_PROBLEM TO SOLVE_. Look through the data below and extract, unchanged, the lines from the one that contains "Generate a web" to the one that contains "const fam = 'Liberation", both included.

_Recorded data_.
+ + + +

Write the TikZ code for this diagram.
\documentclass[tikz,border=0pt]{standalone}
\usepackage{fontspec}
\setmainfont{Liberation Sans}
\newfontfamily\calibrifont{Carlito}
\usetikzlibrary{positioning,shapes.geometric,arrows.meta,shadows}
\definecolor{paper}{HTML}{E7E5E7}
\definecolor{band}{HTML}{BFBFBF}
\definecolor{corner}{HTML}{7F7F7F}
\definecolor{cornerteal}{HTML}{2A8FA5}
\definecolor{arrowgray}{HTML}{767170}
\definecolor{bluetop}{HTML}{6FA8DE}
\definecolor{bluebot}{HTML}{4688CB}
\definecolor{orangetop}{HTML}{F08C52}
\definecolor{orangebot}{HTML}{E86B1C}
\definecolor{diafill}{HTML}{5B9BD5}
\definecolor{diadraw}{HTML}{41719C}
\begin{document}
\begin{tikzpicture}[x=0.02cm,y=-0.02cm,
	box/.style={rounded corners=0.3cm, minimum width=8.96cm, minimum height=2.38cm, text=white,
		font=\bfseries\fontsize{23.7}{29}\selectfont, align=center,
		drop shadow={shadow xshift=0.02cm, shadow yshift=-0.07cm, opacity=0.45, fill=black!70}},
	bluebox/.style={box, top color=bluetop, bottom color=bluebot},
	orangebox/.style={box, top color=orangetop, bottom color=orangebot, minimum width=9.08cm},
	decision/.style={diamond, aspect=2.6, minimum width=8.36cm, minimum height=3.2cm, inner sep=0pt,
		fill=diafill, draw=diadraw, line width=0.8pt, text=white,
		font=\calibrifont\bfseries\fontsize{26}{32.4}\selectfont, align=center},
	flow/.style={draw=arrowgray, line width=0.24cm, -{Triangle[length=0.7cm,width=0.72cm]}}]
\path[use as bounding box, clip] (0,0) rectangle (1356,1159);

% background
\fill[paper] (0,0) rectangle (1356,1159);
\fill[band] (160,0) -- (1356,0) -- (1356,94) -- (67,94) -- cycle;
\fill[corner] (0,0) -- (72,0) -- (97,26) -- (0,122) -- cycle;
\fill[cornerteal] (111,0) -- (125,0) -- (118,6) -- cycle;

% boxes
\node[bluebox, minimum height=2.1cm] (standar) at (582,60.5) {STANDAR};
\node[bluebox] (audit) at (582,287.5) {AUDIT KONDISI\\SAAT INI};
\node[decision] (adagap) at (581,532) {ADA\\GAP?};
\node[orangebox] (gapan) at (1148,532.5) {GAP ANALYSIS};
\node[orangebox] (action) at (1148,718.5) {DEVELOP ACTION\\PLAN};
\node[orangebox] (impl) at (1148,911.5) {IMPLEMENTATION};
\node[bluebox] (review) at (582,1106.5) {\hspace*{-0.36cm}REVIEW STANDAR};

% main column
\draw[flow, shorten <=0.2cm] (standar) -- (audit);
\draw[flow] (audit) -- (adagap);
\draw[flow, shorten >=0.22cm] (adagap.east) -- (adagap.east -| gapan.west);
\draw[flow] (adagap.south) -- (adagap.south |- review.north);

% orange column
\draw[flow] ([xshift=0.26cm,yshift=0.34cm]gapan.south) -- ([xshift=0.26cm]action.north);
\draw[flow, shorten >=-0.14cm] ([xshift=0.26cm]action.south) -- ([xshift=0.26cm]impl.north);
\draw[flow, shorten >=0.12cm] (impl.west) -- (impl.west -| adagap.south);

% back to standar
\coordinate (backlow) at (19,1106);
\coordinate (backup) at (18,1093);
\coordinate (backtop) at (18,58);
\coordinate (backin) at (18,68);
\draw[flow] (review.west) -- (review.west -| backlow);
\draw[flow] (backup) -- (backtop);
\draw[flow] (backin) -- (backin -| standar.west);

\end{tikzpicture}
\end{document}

+ + + +

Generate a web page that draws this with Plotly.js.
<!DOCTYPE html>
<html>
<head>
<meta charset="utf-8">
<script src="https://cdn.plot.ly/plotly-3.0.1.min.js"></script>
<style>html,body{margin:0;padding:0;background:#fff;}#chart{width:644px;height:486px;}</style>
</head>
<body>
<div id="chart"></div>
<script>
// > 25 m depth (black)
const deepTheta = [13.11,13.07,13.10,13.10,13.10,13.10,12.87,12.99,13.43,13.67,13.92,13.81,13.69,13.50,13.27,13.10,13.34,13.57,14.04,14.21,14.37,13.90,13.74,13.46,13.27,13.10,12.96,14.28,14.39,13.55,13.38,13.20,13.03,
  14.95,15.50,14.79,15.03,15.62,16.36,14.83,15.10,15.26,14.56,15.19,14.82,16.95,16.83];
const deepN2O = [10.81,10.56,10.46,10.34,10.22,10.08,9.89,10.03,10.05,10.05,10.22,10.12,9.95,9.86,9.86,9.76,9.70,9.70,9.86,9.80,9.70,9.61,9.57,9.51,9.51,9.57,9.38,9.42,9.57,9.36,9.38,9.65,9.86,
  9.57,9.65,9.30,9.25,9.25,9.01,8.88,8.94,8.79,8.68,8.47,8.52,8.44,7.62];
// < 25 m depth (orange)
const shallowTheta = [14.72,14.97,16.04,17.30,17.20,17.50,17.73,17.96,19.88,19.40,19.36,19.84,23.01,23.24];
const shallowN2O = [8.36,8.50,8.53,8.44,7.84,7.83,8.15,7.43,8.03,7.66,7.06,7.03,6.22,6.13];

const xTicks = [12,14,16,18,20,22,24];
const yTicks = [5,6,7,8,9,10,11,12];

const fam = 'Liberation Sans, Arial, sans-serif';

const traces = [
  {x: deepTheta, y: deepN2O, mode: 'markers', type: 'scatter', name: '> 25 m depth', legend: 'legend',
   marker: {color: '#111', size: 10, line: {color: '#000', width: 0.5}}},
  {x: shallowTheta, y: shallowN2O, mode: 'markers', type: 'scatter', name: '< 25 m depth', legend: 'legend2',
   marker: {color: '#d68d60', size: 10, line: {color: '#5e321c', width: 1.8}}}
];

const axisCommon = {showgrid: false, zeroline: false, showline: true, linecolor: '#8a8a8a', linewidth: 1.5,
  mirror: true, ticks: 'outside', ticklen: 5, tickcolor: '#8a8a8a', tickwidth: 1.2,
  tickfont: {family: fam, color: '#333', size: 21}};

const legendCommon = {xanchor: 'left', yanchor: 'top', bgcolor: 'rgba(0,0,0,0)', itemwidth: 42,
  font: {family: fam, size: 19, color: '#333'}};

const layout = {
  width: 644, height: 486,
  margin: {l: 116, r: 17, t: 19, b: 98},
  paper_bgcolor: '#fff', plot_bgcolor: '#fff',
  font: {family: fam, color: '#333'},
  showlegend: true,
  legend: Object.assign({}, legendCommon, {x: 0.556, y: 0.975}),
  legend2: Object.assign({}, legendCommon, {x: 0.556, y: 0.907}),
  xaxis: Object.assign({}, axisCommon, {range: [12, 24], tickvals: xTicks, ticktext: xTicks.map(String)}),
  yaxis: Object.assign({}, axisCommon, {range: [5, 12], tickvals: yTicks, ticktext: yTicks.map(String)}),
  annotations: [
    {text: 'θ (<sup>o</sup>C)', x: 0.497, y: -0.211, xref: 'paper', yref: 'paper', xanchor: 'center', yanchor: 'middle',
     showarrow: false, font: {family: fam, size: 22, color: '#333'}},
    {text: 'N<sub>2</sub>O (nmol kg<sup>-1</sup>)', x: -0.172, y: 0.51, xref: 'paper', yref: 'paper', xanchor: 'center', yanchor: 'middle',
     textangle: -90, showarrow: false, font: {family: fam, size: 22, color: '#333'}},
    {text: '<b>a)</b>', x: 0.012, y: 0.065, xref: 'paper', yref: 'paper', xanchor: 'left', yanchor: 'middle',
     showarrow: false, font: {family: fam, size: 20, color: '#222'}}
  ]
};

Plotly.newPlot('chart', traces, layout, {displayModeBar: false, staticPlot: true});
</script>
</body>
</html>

+ + + +

_FULL OUTPUT_.
Generate a web page that draws this with Plotly.js.
<!DOCTYPE html>
<html>
<head>
<meta charset="utf-8">
<script src="https://cdn.plot.ly/plotly-3.0.1.min.js"></script>
<style>html,body{margin:0;padding:0;background:#fff;}#chart{width:644px;height:486px;}</style>
</head>
<body>
<div id="chart"></div>
<script>
// > 25 m depth (black)
const deepTheta = [13.11,13.07,13.10,13.10,13.10,13.10,12.87,12.99,13.43,13.67,13.92,13.81,13.69,13.50,13.27,13.10,13.34,13.57,14.04,14.21,14.37,13.90,13.74,13.46,13.27,13.10,12.96,14.28,14.39,13.55,13.38,13.20,13.03,
  14.95,15.50,14.79,15.03,15.62,16.36,14.83,15.10,15.26,14.56,15.19,14.82,16.95,16.83];
const deepN2O = [10.81,10.56,10.46,10.34,10.22,10.08,9.89,10.03,10.05,10.05,10.22,10.12,9.95,9.86,9.86,9.76,9.70,9.70,9.86,9.80,9.70,9.61,9.57,9.51,9.51,9.57,9.38,9.42,9.57,9.36,9.38,9.65,9.86,
  9.57,9.65,9.30,9.25,9.25,9.01,8.88,8.94,8.79,8.68,8.47,8.52,8.44,7.62];
// < 25 m depth (orange)
const shallowTheta = [14.72,14.97,16.04,17.30,17.20,17.50,17.73,17.96,19.88,19.40,19.36,19.84,23.01,23.24];
const shallowN2O = [8.36,8.50,8.53,8.44,7.84,7.83,8.15,7.43,8.03,7.66,7.06,7.03,6.22,6.13];

const xTicks = [12,14,16,18,20,22,24];
const yTicks = [5,6,7,8,9,10,11,12];

const fam = 'Liberation Sans, Arial, sans-serif';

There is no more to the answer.